▶ _STATED GOAL_: From the records below, pull each line that has "this".

▶ _RECORDS_:
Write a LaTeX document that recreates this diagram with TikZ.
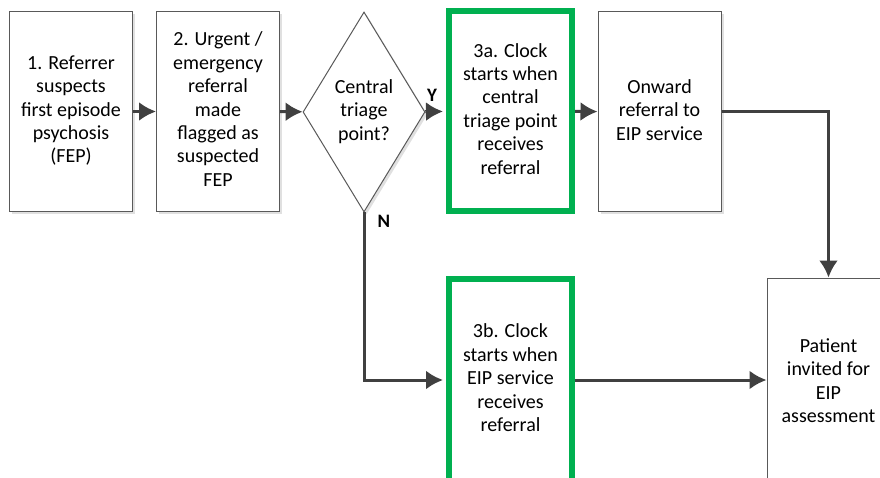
\documentclass[tikz,border=0pt]{standalone}
\usepackage{fontspec}
\setmainfont{Carlito}
\usetikzlibrary{shapes.geometric,arrows.meta,shadows}
\definecolor{eipgreen}{HTML}{00B050}
\definecolor{flowgrey}{HTML}{404040}

\begin{document}
\begin{tikzpicture}[x=1pt,y=-1pt,
    box/.style={draw=black!65, line width=1pt, fill=white, minimum width=123pt, minimum height=200pt, inner sep=0pt, font=\fontsize{20}{23.4}\selectfont, drop shadow={shadow xshift=2.5pt, shadow yshift=-2.5pt, fill=black!12, opacity=1}},
    clockbox/.style={draw=eipgreen, line width=6pt, fill=white, minimum width=123pt, minimum height=200pt, inner sep=0pt, font=\fontsize{20}{23.4}\selectfont},
    flow/.style={-{Latex[length=17pt,width=19pt]}, line width=3pt, draw=flowgrey},
    yn/.style={font=\fontsize{19}{22}\selectfont\bfseries, inner sep=0pt}]
%		    \draw[help lines] (0,0) grid (880,478);
			\clip (0,0) rectangle (880,478);
			\node[box] (referrer) at (71,111.5) {\begin{tabular}{c} 1. Referrer \\ suspects \\ first episode \\ psychosis \\ (FEP) \end{tabular}};
			\node[box] (urgent) at (218,111.5) {\begin{tabular}{c} 2. Urgent / \\ emergency \\ referral \\ made \\ flagged as \\ suspected \\ FEP \end{tabular}};
			\node[box, diamond, minimum width=122pt, minimum height=200pt, aspect=0.6] (triage) at (364,112) {\begin{tabular}{c} Central \\ triage \\ point? \end{tabular}};
			\node[clockbox] (clockA) at (510.5,111) {\begin{tabular}{c} 3a. Clock \\ starts when \\ central \\ triage point \\ receives \\ referral \end{tabular}};
			\node[box] (onward) at (659.5,112) {\begin{tabular}{c} Onward \\ referral to \\ EIP service \end{tabular}};
			\node[clockbox, minimum height=203pt] (clockB) at (510.5,380) {\begin{tabular}{c} 3b. Clock \\ starts when \\ EIP service \\ receives \\ referral \end{tabular}};
			\node[box, minimum height=210pt] (patient) at (828.5,383) {\begin{tabular}{c} Patient \\ invited for \\ EIP \\ assessment \end{tabular}};
			\node[yn] (yes) at (432,95.5) {Y};
			\node[yn] (no) at (384,221.5) {N};
			\draw[flow] (referrer) -- (urgent);
			\draw[flow] (urgent) -- (triage);
			\draw[flow, shorten >=3pt] (triage) -- (clockA);
			\draw[flow] (clockA) -- (onward);
			\draw[flow] (onward.east) -| (patient.north);
			\draw[flow, shorten >=3pt] (triage.south) |- (clockB.west);
			\draw[flow] (clockB.east) -- (clockB.east -| patient.west);
\end{tikzpicture}
\end{document}
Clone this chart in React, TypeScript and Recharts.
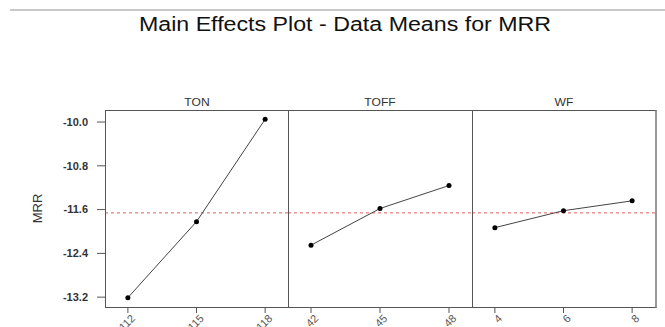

▶ _PROBLEM SOLUTION_:
Write a LaTeX document that recreates this diagram with TikZ.
Clone this chart in React, TypeScript and Recharts.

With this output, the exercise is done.